Place: W131 Nebraska Hall
It is being increasingly recognized that the stress and deformation fields in the vicinity of crack tips are highly three-dimensional in nature. However, most failure theories are based on the concepts of the critical stress intensity factors, Kc, critical strain energy release rate, Gc or the J-integral, Jc. From the very nature of their definition these are two-dimensional quantities. Since a fracture criterion is external to any continuum theory, critical values of these fracture quantities can only be obtained experimentally. Their successful measurement, therefore, requires that experimental data be taken under two-dimensional conditions. Further, for an accurate measurement of the stress intensity factors, in addition to two-dimensional conditions, K-dominance is also required. This necessitates a detailed knowledge of the two and three-dimensional deformation regions in the specimen under investigation. This work focuses on the use of optical techniques in the determination of reliable values of fracture parameters, such as the stress intensity factors and the extent of mode mixity, from the regions of K-dominance.

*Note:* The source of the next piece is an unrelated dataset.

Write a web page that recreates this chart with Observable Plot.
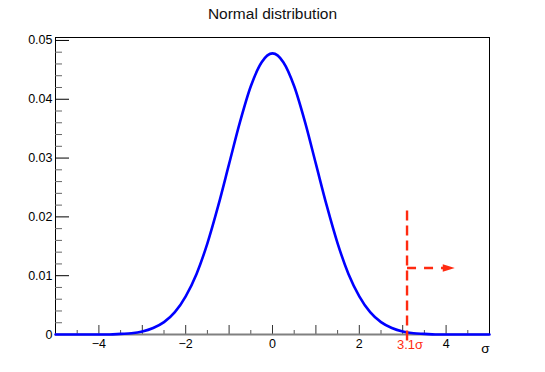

The lateral shearing interferometer of Coherent Gradient Sensing (CGS) is used in conjunction with finite element analysis to study the effects of mode mixity on crack tip stress fields. It was noted that, in isotropic materials, increasing mode mixity leads to an increased rotation of the three-dimensional zone while keeping its shape and size unchanged. In contrast, the region of K-dominance is seen to dramatically depend on mode mixity, both in shape and size. A least squares fit data analysis technique was used to obtain fracture parameters, namely KI, KII and the crack tip phase angle, j, from the CGS interferograms. The data points used in the least square fitting were obtained from the determined regions of K-dominance. The same procedure was also used to investigate the issue of three-dimensionality and K-dominance in unidirectional composite materials. It was noted that the shapes of the three-dimensional zones and the regions of K-dominance vary markedly with fiber orientation. This information was then utilized to extract meaningful values of the fracture parameters from the interferometric data. Crack tips stress and deformation fields were also investigated using an experimental technique that combines the optical method of caustics and the interferometer of CGS.